Wer soll dir das mal so auf die Schnelle erklären? 
Es ist eine Delphi-Komponente von unserem geschätzten User afk. Diese fügst du in ein Formular ein. Ist eine zur Laufzeit auf der Oberfkäche nicht sichtbare Komponente. Alles weitere schaust du dir vielleicht mal an Hand der Demo an, die inkl.
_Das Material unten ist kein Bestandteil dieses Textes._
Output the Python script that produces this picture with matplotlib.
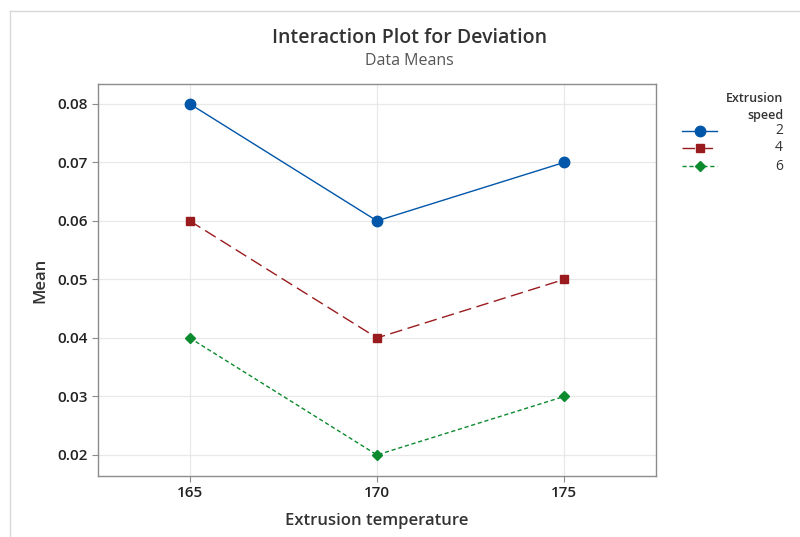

Quelltext mit der libnodave-Bibo mitgeliefert wird.


----------



## Frank (7 März 2008)

jangbu schrieb:


> ok, wie funktioniert die tnodave komponente?


 
 ich schicke dir dann ein kleines beispiel-proggi,
 in delphi einbinden musst die komponente allerdings vorher


----------



## afk (8 März 2008)

@Ralle & Frank:
Danke für die Vertretung :s12:, bin gerade im hohen Norden (Narvik), und hab kaum Zeit, im Forum vorbeizuschauen ...

Gruß Axel


----------



## Question_mark (9 März 2008)

*Das passt doch*

Hallo,



			
				afk schrieb:
			
		

> bin gerade im hohen Norden (Narvik),



Passt ja dann gut zu Deinem Avatar *ROFL* 

Gruß

Question_mark


----------